Here’s How to Avoid Sickness at Sea

<i> Neumann is a Forest Hills, N.Y., pediatrician who writes on travel-related matters</i>

Everyone, it seems, has a remedy for seasickness.

Folk medicine prescribes eating ginger root or olives. Acupuncturists suggest wearing a leather band around the arm just above the wrist. Ships’ bartenders recommend sipping either brandy and port, or creme de menthe with bitters.

A book about cruise ships advises keeping the stomach empty. An old British medical journal suggests, “cold pork and chutney or corned beef and pickles will sometimes stay down when the daintiest substances the pantry can prepare are promptly rejected.”

If these don’t sound particularly appealing, take heart. There are other effective, scientific remedies for seasickness that range from common-sense eating to prescription medicine.


Ironically, much has been discovered about seasickness from the space program. Motion sickness--a frequent problem for astronauts--occurs when the brain receives erratic stimulation, prompted by movement, of the sensory receptors that regulate balance.

When a ship rolls or pitches it moves the liquid in the semicircular canals and chambers of the inner ear. This stimulates receptors to various parts of the nervous system and some of these nerves connect with the part of the brain that triggers nausea.

Continuous mixed signals can cause the brain to send out impulses for symptoms that are uncalled for: headache, dizziness, nausea and vomiting.

What’s the best way to avoid seasickness?


--Choose a cabin near the middle, most stable, part of the ship.

--Avoid fatigue and minimize drinking and smoking.

--Avoid small, closed spaces.

If you feel ill:

--Stay in fresh air with your eyes focused on the horizon.

--Apply an ice bag or cold cloths to the forehead and back of the neck.

--Avoid strong odors and spicy or greasy foods that may unsettle the stomach.

--Take slow, deep breaths.


--Avoid reading.

--Avoid citrus juices because the acidity can further irritate the lining of the esophagus and the pulp is difficult to digest.

--If possible, eat small but frequent amounts of dry foods such as soda crackers to help settle the stomach.

--Don’t drink carbonated beverages such as cola or ginger ale. Carbonation can bloat an already upset stomach and may prompt more vomiting.

Apple and grape juice at room temperature may be better choices. If you must, drink soft drinks only after they are flat.

--Medication can be effective. Over-the-counter items available are antihistamines such as: Bonine, Dramamine, Benadryl and Phenergan.

Most antihistamines can be given to children 2 years of age and older. Check the package insert or ask your physician. Several of the medications are available in liquid form or chewable tablets.

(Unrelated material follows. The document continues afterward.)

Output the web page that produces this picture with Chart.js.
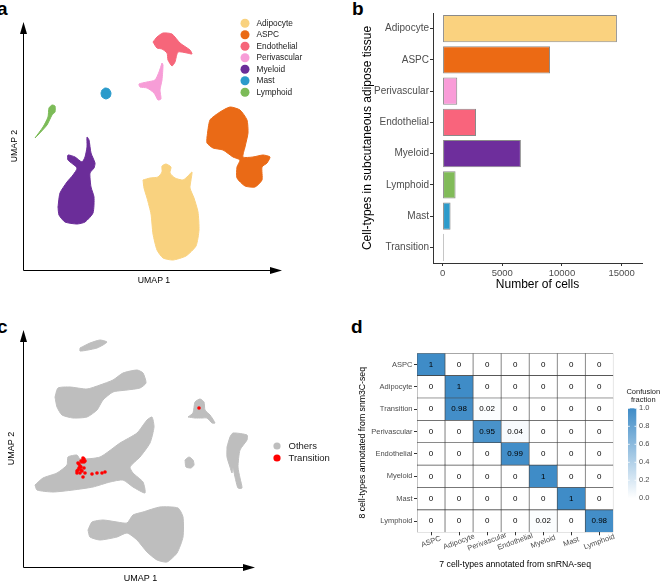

Another drug, Phenergan, is available through injection and can be useful for treatment of severe symptoms. Ship’s physicians usually stock it.


Astronauts use scopolamine and many ships’ physicians prescribe it. Scopolamine is the active ingredient in Transderm-Scop, the tiny disks that are placed on the skin behind the ear and are effective for two to three days.

Scopolamine may cause dryness of the mouth, dizziness, drowsiness and, at times, hallucinations. Such symptoms are more frequent in the elderly. Transderm-Scop is not recommended for children under 13.

After applying a disk, wash your hands with soap and water. If you rub your eyes with traces of scopolamine on your fingers, your pupils will dilate and you will experience temporary blurring of vision.

If you sail on a cruise ship you probably won’t need medication for seasickness.

Cruise lines generally choose itineraries designed for smooth sailing by using weather reports and the ship’s radar readings to avoid choppy seas.

If a ship runs into bad weather it can use stabilizers to minimize roll and pitch. Also, ships are air-conditioned and well ventilated, eliminating stuffiness that tends to encourage seasickness.

No one knows why one person gets seasick and another doesn’t.

One way you can test your susceptibility is to read a newspaper in a moving car. If that doesn’t bother you, chances are good that you will not be susceptible to seasickness.

Children, generally those under 2, rarely become seasick and older children are less affected than adults. So if you take the children along, chances are they’ll feel fine.